Sixty banking companies participated. The results revealed that:

(1) Operating real estate costs the average responding bank $72 million annually.

(2) The average bank controls nearly double the amount of office space per employee as other industries.

(3) Interior construction costs for bank space tend to be higher than for other industries.

(4) Many banks do not perform audits of their leases and operating expense statements.

(5) Many banks do not take advantage of the leverage they command in the marketplace.

(6) Assumptions used in decisions to lease or to own space are changing.

(7) Increasingly, real estate executives are gaining needed access to adequate financial data.

(8) Sixty-five percent of real estate executives report directly to upper management.

Cost controls. On average, operating real estate constitutes a bank's second-largest noninterest expense. Moreover, it is a controllable cost. The average large bank holding company spends $72 million, or $1.54 per share, annually to house its employees; each bank, on average, controls 3.5 million square feet of space. Owned real estate and capitalized leases account for $200 million of assets for the average bank.

Historically, real estate has not been included in a bank's strategic planning effort. Decisions have often been reactive and costs not managed closely. The survey revealed that real estate is increasingly becoming included in a financial institution's long-term planning effort. Top management is now identifying, in advance, markets where the bank expects to grow, shrink, or consolidate multiple user groups. Managers are considering which groups need to be in more expensive downtown space and which groups could be in less expensive suburban space.

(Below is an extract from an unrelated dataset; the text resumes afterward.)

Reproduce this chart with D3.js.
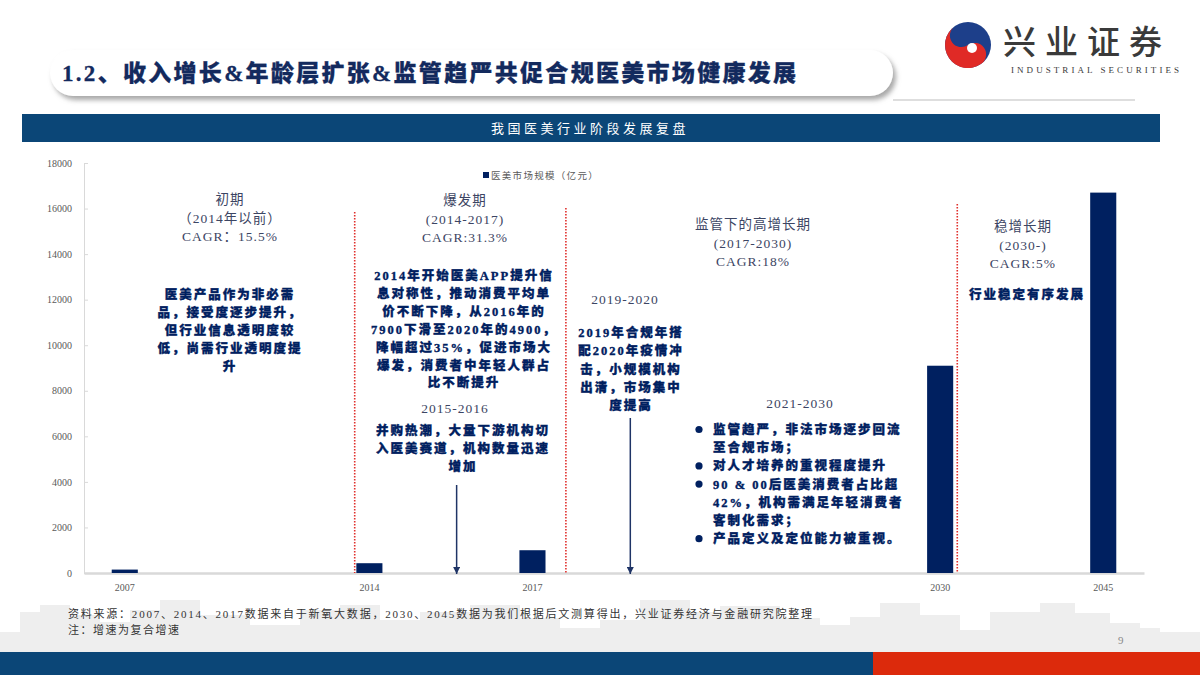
<!DOCTYPE html>
<html><head><meta charset="utf-8">
<script src="https://cdn.jsdelivr.net/npm/d3@7"></script>
<style>body{margin:0;background:#fff}svg{display:block}</style>
</head><body><svg id="c" width="1200" height="675"></svg>
<script>
// ---------- DATA ----------
const slotLabels = ["2007","","","2014","","2017","","","","","2030","","2045"];
const marketSize = [150,null,null,430,null,1000,null,null,null,null,9100,null,16700];
const yTicks = [0,2000,4000,6000,8000,10000,12000,14000,16000,18000];
const seriesName = "医美市场规模（亿元）";
const pageTitle = "1.2、收入增长&年龄层扩张&监管趋严共促合规医美市场健康发展";
const chartTitle = "我国医美行业阶段发展复盘";
const sourceNote = "资料来源：2007、2014、2017数据来自于新氧大数据，2030、2045数据为我们根据后文测算得出，兴业证券经济与金融研究院整理";
const note2 = "注：增速为复合增速";

// ---------- SETUP ----------
const SERIF = "'Liberation Serif','Noto Sans CJK SC',serif";
const NAVY = "#002060", GRAYTXT = "#3c4563", BAND = "#0b4677", RED = "#dc2a0c";
const svg = d3.select("#c");
const defs = svg.append("defs");
const f = defs.append("filter").attr("id","sh").attr("x","-5%").attr("y","-30%").attr("width","115%").attr("height","180%");
f.append("feDropShadow").attr("dx",3).attr("dy",4).attr("stdDeviation",2.5).attr("flood-color","#8a8a8a").attr("flood-opacity",0.75);

// skyline decoration
svg.append("path").attr("fill","#eeeeee")
  .attr("d","M0,652 V632 H20 V612 H40 V605 H70 V615 H100 V622 H130 V610 H160 V600 H200 V615 H250 V625 H300 V610 H340 V605 H380 V620 H420 V612 H470 V605 H520 V618 H560 V628 H600 V620 H640 V600 H690 V612 H720 V606 H780 V618 H820 V625 H850 V617 H880 V603 H920 V615 H960 V630 H990 V612 H1040 V603 H1075 V613 H1110 V623 H1140 V628 H1160 V632 H1200 V652 Z");

// header pill
svg.append("rect").attr("x",50).attr("y",50).attr("width",843).attr("height",46).attr("rx",23)
  .attr("fill","#fff").attr("filter","url(#sh)");
svg.append("text").attr("x",62).attr("y",81).attr("font-family",SERIF).attr("font-weight",900)
  .attr("font-size",23).attr("fill","#132a5e").attr("stroke","#132a5e").attr("stroke-width",0.3)
  .attr("letter-spacing",2.3).text(pageTitle);
svg.append("line").attr("x1",893).attr("x2",1135).attr("y1",100).attr("y2",100).attr("stroke","#bdbdbd").attr("stroke-width",1);

// logo
const lc = [968,45], R = 23;
svg.append("circle").attr("cx",lc[0]).attr("cy",lc[1]).attr("r",R).attr("fill","#1d3f8a");
svg.append("path").attr("fill","#e02a26")
  .attr("d",`M${lc[0]},${lc[1]-R} A${R},${R} 0 0,0 ${lc[0]},${lc[1]+R} A${R/2},${R/2} 0 0,0 ${lc[0]},${lc[1]} A${R/2},${R/2} 0 0,1 ${lc[0]},${lc[1]-R} Z`)
  .attr("transform",`rotate(-35,${lc[0]},${lc[1]})`);
svg.append("circle").attr("cx",lc[0]+4).attr("cy",lc[1]+3).attr("r",5).attr("fill","#fff");
svg.append("text").attr("x",1003).attr("y",54).attr("font-family","'Noto Sans CJK SC'").attr("font-weight",500)
  .attr("font-size",33).attr("fill","#3a3a3a").attr("letter-spacing",9).text("兴业证券");
svg.append("text").attr("x",1011).attr("y",73).attr("font-family",SERIF).attr("font-size",9)
  .attr("fill","#3a3a3a").attr("textLength",168).text("INDUSTRIAL SECURITIES");

// blue band
svg.append("rect").attr("x",22).attr("y",114).attr("width",1138).attr("height",28).attr("fill",BAND);
svg.append("text").attr("x",590).attr("y",133).attr("text-anchor","middle").attr("font-family",SERIF)
  .attr("font-size",13).attr("fill","#fff").attr("letter-spacing",3.5).text(chartTitle);

// ---------- CHART ----------
const x = d3.scaleBand().domain(d3.range(slotLabels.length)).range([84,1144]).paddingInner(0.68).paddingOuter(0.34);
const y = d3.scaleLinear().domain([0,18000]).range([573,163]);
const xs = d3.scaleLinear().domain([0,slotLabels.length]).range([84,1144]); // continuous slot position for annotations

const yAxis = svg.append("g").attr("transform","translate(84,0)")
  .call(d3.axisLeft(y).tickValues(yTicks).tickSize(-4).tickPadding(12).tickFormat(d3.format("d")));
yAxis.select(".domain").attr("stroke","#d9d9d9");
yAxis.selectAll(".tick line").attr("stroke","#d9d9d9");
yAxis.selectAll("text").attr("font-family",SERIF).attr("font-size",10).attr("fill","#595959");

const xAxis = svg.append("g").attr("transform","translate(0,573)")
  .call(d3.axisBottom(x).tickSize(0).tickPadding(11).tickFormat(i => slotLabels[i]));
xAxis.select(".domain").attr("stroke","#d9d9d9").attr("stroke-width",2.5);
xAxis.selectAll("text").attr("font-family",SERIF).attr("font-size",10).attr("fill","#595959");

svg.append("g").selectAll("rect").data(marketSize.map((v,i)=>({v,i})).filter(d=>d.v!=null))
  .join("rect").attr("x",d=>x(d.i)).attr("width",x.bandwidth())
  .attr("y",d=>y(d.v)).attr("height",d=>y(0)-y(d.v)).attr("fill",NAVY);

// legend
svg.append("rect").attr("x",483).attr("y",172).attr("width",6).attr("height",6).attr("fill",NAVY);
svg.append("text").attr("x",491).attr("y",178.5).attr("font-family",SERIF).attr("font-size",9.5)
  .attr("fill","#595959").attr("letter-spacing",1.3).text(seriesName);

// phase divider lines (red dotted)
const dividers = [{s:3.32,top:212},{s:5.91,top:208},{s:10.71,top:204}];
svg.append("g").selectAll("line").data(dividers).join("line")
  .attr("x1",d=>xs(d.s)).attr("x2",d=>xs(d.s)).attr("y1",d=>d.top).attr("y2",573)
  .attr("stroke","#e0302c").attr("stroke-width",1.6).attr("stroke-dasharray","1.5,1.5");

// arrows
const arr = defs.append("marker").attr("id","ah").attr("viewBox","0 0 10 10").attr("refX",10).attr("refY",5)
  .attr("markerWidth",5).attr("markerHeight",5).attr("orient","auto").attr("markerUnits","strokeWidth");
arr.append("path").attr("d","M0,0 L10,5 L0,10 Z").attr("fill","#1f3466");
const arrows = [{s:4.57,top:485},{s:6.70,top:418}];
svg.append("g").selectAll("line").data(arrows).join("line")
  .attr("x1",d=>xs(d.s)).attr("x2",d=>xs(d.s)).attr("y1",d=>d.top).attr("y2",574)
  .attr("stroke","#1f3466").attr("stroke-width",1.5).attr("marker-end","url(#ah)");

// ---------- ANNOTATIONS ----------
function block(lines, cx, y0, lh, opts){
  const t = svg.append("text").attr("font-family",SERIF).attr("text-anchor",opts.anchor||"middle")
    .attr("font-size",opts.size).attr("font-weight",opts.bold?900:400).attr("fill",opts.color)
    .attr("letter-spacing",opts.ls||0);
  if (opts.bold) t.attr("stroke",opts.color).attr("stroke-width",0.35);
  lines.forEach((s,i)=>t.append("tspan").attr("x",cx).attr("y",y0+i*lh).text(s));
}
const GR = {size:13.5,color:GRAYTXT,ls:1};
const BD = {size:12.5,color:NAVY,bold:true,ls:2};

block(["初期","（2014年以前）","CAGR：15.5%"],230,204,18.5,GR);
block(["医美产品作为非必需","品，接受度逐步提升，","但行业信息透明度较","低，尚需行业透明度提","升"],230,299,18,BD);

block(["爆发期","(2014-2017)","CAGR:31.3%"],465,205,18.5,GR);
block(["2014年开始医美APP提升信","息对称性，推动消费平均单","价不断下降，从2016年的","7900下滑至2020年的4900，","降幅超过35%，促进市场大","爆发，消费者中年轻人群占","比不断提升"],464,280,17.9,BD);
block(["2015-2016"],455,413,18,GR);
block(["并购热潮，大量下游机构切","入医美赛道，机构数量迅速","增加"],463,435,18,BD);

block(["2019-2020"],625,304,18,GR);
block(["2019年合规年搭","配2020年疫情冲","击，小规模机构","出清，市场集中","度提高"],631,337,18.3,BD);

block(["监管下的高增长期","(2017-2030)","CAGR:18%"],753,229,18.5,GR);
block(["2021-2030"],800,408,18,GR);
block(["监管趋严，非法市场逐步回流","至合规市场；","对人才培养的重视程度提升","90 & 00后医美消费者占比超","42%，机构需满足年轻消费者","客制化需求；","产品定义及定位能力被重视。"],713,434,18.2,Object.assign({anchor:"start"},BD));
const bulletRows = [0,2,3,6];
svg.append("g").selectAll("circle").data(bulletRows).join("circle")
  .attr("cx",699).attr("cy",r=>429.5+r*18.2).attr("r",3.6).attr("fill",NAVY);

block(["稳增长期","(2030-)","CAGR:5%"],1023,231,18.5,GR);
block(["行业稳定有序发展"],1027,299,18,BD);

// ---------- FOOTER ----------
svg.append("text").attr("x",68).attr("y",618).attr("font-family",SERIF).attr("font-size",11)
  .attr("fill","#333").attr("textLength",744).attr("lengthAdjust","spacing").text(sourceNote);
svg.append("text").attr("x",68).attr("y",634).attr("font-family",SERIF).attr("font-size",11)
  .attr("fill","#333").attr("letter-spacing",1.5).text(note2);
svg.append("text").attr("x",1118).attr("y",644).attr("font-family",SERIF).attr("font-size",11)
  .attr("fill","#8a8a8a").text("9");
svg.append("rect").attr("x",0).attr("y",652).attr("width",873).attr("height",23).attr("fill",BAND);
svg.append("rect").attr("x",873).attr("y",652).attr("width",327).attr("height",23).attr("fill",RED);
</script></body></html>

Likewise, real estate departments are undergoing many changes. Approximately half the banks surveyed have replaced their top real estate executive in the last four years. Overall, these executives realize the significant cost of operating real estate and are managing these costs better. In 65% of the banks responding, the top real estate executive now reports directly to the president's office.

Too much space. On average, banks control 450 square feet of office space per employee. This is nearly twice as much as for other industries.

There are a number of reasons for this difference. First, banks have traditionally given employees larger space allocations as an alternative form of compensation. Second, recent mergers and layoffs have left banks with excess space. Clearly, one of the primary benefits of a merger is the reduction in overhead costs from the elimination of duplicate personnel and space. However, this space is often scattered in small blocks throughout the bank's inventory. This makes the space difficult to sublease or use.

Likewise, as banks have grown, they often have acquired space in small increments; the average bank surveyed controls space in 14 buildings.